Pope Watch: Buckle Up for the End Times

Keep your eyes on Pope Francis the next few days.

You may have noticed two dominant stories on the pope this week. One concerns his visit to Mongolia, arriving on Aug. 31 and staying through the weekend, returning to Rome on Sept. 4. The other involves controversial statements he made praising the “Great Russia” of the traditional past, which led to a mass media meltdown. Those statements were received positively by the Kremlin, which called them “very gratifying,” much more so than Francis’ comments last year critical of President Vladimir Putin’s Ukraine invasion, which were condemned by the very sensitive Kremlin.

I submit to you here that these two stories are very much related — that is, Francis going to Mongolia and Francis saying what he said about Russia this week. Here’s why.

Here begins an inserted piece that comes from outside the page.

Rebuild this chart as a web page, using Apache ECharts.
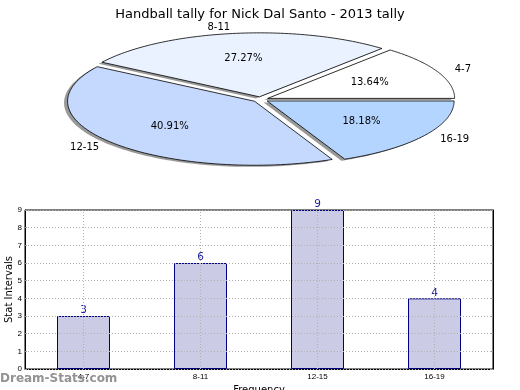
<!DOCTYPE html>
<html>
<head>
<meta charset="utf-8">
<script src="https://cdn.jsdelivr.net/npm/echarts@6/dist/echarts.min.js"></script>
<style>
html,body{margin:0;padding:0;background:#fff;}
#main{width:520px;height:390px;}
</style>
</head>
<body>
<div id="main"></div>
<script>
const chartTitle = 'Handball tally for Nick Dal Santo - 2013 tally';
const categories = ['4-7', '8-11', '12-15', '16-19'];
const counts = [3, 6, 9, 4];
const yTicks = [0, 1, 2, 3, 4, 5, 6, 7, 8, 9];
const xAxisName = 'Frequency';
const yAxisName = 'Stat Intervals';
const watermark = 'Dream-Stats.com';

const pieFill = ['#ffffff', '#eaf1ff', '#c5d8fd', '#b4d5ff'];
const PIE = { cx: 260.5, cy: 99.5, rx: 187, ry: 64, explode: 0.042 };
const total = counts.reduce((a, b) => a + b, 0);
const cum = [0];
counts.forEach((v, i) => cum.push(cum[i] + v));

function wedge(i, val, dx, dy) {
  const a0 = cum[i] / total * 2 * Math.PI;
  const a1 = a0 + val / total * 2 * Math.PI;
  const mid = (a0 + a1) / 2;
  const ex = PIE.cx + PIE.explode * PIE.rx * Math.cos(mid);
  const ey = PIE.cy - PIE.explode * PIE.ry * Math.sin(mid);
  const pts = [[ex + dx, ey + dy]];
  const n = 80;
  for (let k = 0; k <= n; k++) {
    const a = a0 + (a1 - a0) * k / n;
    pts.push([ex + PIE.rx * Math.cos(a) + dx, ey - PIE.ry * Math.sin(a) + dy]);
  }
  return { pts, mid, ex, ey };
}

const chart = echarts.init(document.getElementById('main'), null, { renderer: 'canvas' });
const option = {
  animation: false,
  backgroundColor: '#ffffff',
  title: {
    text: chartTitle,
    left: 'center',
    top: 3,
    textStyle: { fontFamily: 'DejaVu Sans', fontSize: 13, fontWeight: 'normal', color: '#000' }
  },
  graphic: [{
    type: 'text', left: 0, top: 373, z: 100,
    style: { text: watermark, font: 'bold 12px "DejaVu Sans"', fill: '#939393' }
  }],
  grid: { left: 25, right: 27, top: 210, bottom: 21, outerBoundsMode: 'none', containLabel: false,
    show: true, borderColor: '#000', borderWidth: 1, backgroundColor: 'transparent' },
  xAxis: {
    type: 'category',
    data: categories,
    boundaryGap: true,
    name: xAxisName,
    nameLocation: 'middle',
    nameGap: 16,
    nameMoveOverlap: false,
    nameTextStyle: { fontFamily: 'DejaVu Sans', fontSize: 10, color: '#000', verticalAlign: 'top' },
    axisLine: { show: true, lineStyle: { color: '#000', width: 1 } },
    axisTick: { show: true, alignWithLabel: true, inside: true, length: 3, lineStyle: { color: '#999' } },
    axisLabel: { fontFamily: '"Liberation Sans Narrow", "Liberation Sans"', fontSize: 8, color: '#000', margin: 4 },
    splitLine: { show: false }
  },
  yAxis: [{
    type: 'value',
    min: 0, max: 9, interval: 1,
    z: 5,
    name: yAxisName,
    nameLocation: 'middle',
    nameGap: 16,
    nameMoveOverlap: false,
    nameTextStyle: { fontFamily: 'DejaVu Sans', fontSize: 10, color: '#000', verticalAlign: 'middle' },
    axisLine: { show: true, lineStyle: { color: '#000' } },
    axisTick: { show: true, inside: true, length: 2, lineStyle: { color: '#999' } },
    axisLabel: { fontFamily: '"Liberation Sans Narrow", "Liberation Sans"', fontSize: 8, color: '#000', margin: 3,
      formatter: v => yTicks.includes(v) ? String(v) : '' },
    splitLine: { show: true, lineStyle: { color: '#b0b0b0', type: [1, 2], width: 1 } }
  }, {
    type: 'value', position: 'right',
    min: 0, max: 9, interval: 1,
    axisLine: { show: true, lineStyle: { color: '#000' } },
    axisTick: { show: true, inside: true, length: 2, lineStyle: { color: '#999' } },
    axisLabel: { show: false },
    splitLine: { show: false }
  }],
  series: [
    {
      type: 'custom',
      coordinateSystem: 'none',
      z: 1,
      silent: true,
      data: counts,
      renderItem: function (params, api) {
        const i = params.dataIndex;
        const w = wedge(i, api.value(0), -3.5, 1.6);
        return { type: 'polygon', shape: { points: w.pts }, style: { fill: 'rgba(70,70,70,0.55)' } };
      }
    },
    {
      type: 'custom',
      coordinateSystem: 'none',
      z: 2,
      silent: true,
      data: counts,
      renderItem: function (params, api) {
        const i = params.dataIndex;
        const val = api.value(0);
        const w = wedge(i, val, 0, 0);
        const c = Math.cos(w.mid), s = Math.sin(w.mid);
        const lx = w.ex + 1.1 * PIE.rx * c;
        const ly = w.ey - 1.1 * PIE.ry * s;
        const px = w.ex + 0.6 * PIE.rx * c;
        const py = w.ey - 0.6 * PIE.ry * s;
        const pct = (val / total * 100).toFixed(2) + '%';
        return {
          type: 'group',
          children: [
            { type: 'polygon', shape: { points: w.pts }, style: { fill: pieFill[i], stroke: '#000', lineWidth: 0.8 } },
            { type: 'text', x: lx, y: ly, style: { text: categories[i], font: '10px "DejaVu Sans"', fill: '#000',
                align: c >= 0 ? 'left' : 'right', verticalAlign: 'middle' } },
            { type: 'text', x: px, y: py, style: { text: pct, font: '10px "DejaVu Sans"', fill: '#000',
                align: 'center', verticalAlign: 'middle' } }
          ]
        };
      }
    },
    {
      type: 'bar',
      data: counts,
      barWidth: 53,
      z: 2,
      itemStyle: { color: '#cbcbe6', borderColor: '#000080', borderWidth: 1 },
      label: { show: true, position: 'top', distance: 0, color: '#1c1c9c', fontFamily: 'DejaVu Sans', fontSize: 10.5 },
      markLine: {
        silent: true,
        symbol: 'none',
        label: { show: false },
        z: 6,
        lineStyle: { color: '#b0b0b0', type: [1, 2], width: 1 },
        data: categories.map(c => ({ xAxis: c }))
      }
    }
  ]
};
chart.setOption(option);
</script>
</body>
</html>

Francis’ trip to Mongolia makes little sense from a Catholic perspective. You could fit in a sandbox the tiny number of Catholics living in the massive land of Mongolia. There are less than 1,500 Catholics in the entire country, or about 0.04 percent of the population. It would not be an exaggeration to say that Francis in a few hours could shake the hand of every Catholic in Mongolia if they were in one place.

Some Vatican watchers say that Francis going to Mongolia is consistent with his papal message of reaching out to the so-called “periphery,” as he has done since 2013. Point taken.

But to other Vatican watchers, Francis’ long plane ride to Mongolia is a mere pretext to stop in Moscow along the way and get an audience with a prominent official from the Kremlin or the Russian Orthodox Church to plead for peace in Ukraine. He will pray to the heavens that the official would be the level of President Putin or Patriarch Kirill, but he will take whoever he can get.